- Born: August 28, 1985 (age 41) Neptune, New Jersey, United States
- Occupations: Film producer, Talent manager
- Years active: 2009–present

= Pat Cassidy =

Film producer and music manager

Pat Cassidy (born August 28, 1985) is an American independent film producer and music manager based in Austin, Texas.

He began his career in the entertainment business in 2001, starting a small punk and ska record label in his hometown of Herndon, Virginia. He produced the 2009 short horror film, Lullaby, striking a distribution deal with Fearnet. He produced the psychological horror-thriller film, House Hunting, which premiered at the 2012 Virginia Film Festival. He produced The Texas Chain Saw Massacre inspired script Butcher Boys for writer-producer Kim Henkel, the film premiered at the 2012 Fantasia Festival in Montreal. In 2013 he produced the indie-thriller, Two Step, for director Alex Johnson, the film premiered at the SXSW film festival to positive reviews from Variety and Indiewire.
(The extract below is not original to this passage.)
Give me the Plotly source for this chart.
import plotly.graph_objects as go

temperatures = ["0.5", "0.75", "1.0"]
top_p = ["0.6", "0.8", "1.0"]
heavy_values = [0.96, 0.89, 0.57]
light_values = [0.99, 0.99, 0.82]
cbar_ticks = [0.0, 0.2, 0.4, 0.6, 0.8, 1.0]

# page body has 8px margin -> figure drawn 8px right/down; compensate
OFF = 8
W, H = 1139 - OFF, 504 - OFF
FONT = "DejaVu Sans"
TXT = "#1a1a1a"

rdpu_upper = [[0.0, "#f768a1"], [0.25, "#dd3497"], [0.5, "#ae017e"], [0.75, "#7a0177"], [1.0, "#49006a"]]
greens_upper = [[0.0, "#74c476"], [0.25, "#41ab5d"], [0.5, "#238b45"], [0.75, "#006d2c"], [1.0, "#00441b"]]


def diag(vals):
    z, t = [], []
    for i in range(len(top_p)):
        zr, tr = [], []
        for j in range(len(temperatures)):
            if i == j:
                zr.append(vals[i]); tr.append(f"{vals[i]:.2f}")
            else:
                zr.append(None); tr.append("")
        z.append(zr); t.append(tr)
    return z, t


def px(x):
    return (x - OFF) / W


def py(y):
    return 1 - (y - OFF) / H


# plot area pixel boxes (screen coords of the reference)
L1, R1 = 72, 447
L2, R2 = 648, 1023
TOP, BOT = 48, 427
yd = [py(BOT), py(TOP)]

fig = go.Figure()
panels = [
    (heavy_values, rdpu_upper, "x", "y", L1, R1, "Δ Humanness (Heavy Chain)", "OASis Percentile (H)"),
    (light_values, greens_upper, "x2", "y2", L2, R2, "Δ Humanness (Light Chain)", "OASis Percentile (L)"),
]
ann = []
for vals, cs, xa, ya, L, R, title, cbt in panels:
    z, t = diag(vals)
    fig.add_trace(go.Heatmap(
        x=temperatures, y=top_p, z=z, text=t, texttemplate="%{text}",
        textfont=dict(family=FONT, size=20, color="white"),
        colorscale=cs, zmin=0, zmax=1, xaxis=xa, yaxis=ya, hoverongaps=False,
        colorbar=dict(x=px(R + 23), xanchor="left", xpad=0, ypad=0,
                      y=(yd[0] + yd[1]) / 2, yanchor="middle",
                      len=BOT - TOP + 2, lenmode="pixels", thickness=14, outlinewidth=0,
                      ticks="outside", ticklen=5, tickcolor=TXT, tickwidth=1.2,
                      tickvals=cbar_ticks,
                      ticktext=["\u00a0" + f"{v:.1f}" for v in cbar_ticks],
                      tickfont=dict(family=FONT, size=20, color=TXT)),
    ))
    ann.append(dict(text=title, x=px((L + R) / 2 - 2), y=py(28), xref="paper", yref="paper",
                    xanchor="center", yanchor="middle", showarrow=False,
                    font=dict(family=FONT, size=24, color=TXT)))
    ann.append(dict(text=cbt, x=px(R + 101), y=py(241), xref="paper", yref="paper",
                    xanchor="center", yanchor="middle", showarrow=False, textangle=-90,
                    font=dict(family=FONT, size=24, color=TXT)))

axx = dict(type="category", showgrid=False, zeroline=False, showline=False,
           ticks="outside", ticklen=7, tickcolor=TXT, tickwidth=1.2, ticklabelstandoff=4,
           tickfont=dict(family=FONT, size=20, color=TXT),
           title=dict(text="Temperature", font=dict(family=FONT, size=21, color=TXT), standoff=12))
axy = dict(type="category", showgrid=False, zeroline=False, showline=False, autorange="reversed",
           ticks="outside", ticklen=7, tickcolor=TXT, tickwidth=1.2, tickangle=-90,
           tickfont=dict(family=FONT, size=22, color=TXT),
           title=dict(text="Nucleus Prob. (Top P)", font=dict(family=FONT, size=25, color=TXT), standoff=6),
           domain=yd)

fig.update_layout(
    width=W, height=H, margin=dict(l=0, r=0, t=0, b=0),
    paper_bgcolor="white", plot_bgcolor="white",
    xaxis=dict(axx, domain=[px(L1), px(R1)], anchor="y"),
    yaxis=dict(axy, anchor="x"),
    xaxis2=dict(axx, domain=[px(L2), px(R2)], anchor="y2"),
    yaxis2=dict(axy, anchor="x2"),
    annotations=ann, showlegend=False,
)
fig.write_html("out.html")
Cassidy previously managed the Austin, Texas-based Indie pop band Wild Child, and currently manages Whiskey Shivers, Ben Kweller, Trinidad James, Pup Punk, and Holiday Mountain. Cassidy is also a co-host of the daily news podcast, Hard Factor.

==Personal life==
Cassidy's father was first cousin with David Cassidy making him his first cousin once removed. His great aunt is Shirley Jones.
Cassidy attended Herndon High School and James Madison University, with longtime friend Eric Sollenberger, whom he later worked at Barstool Sports with.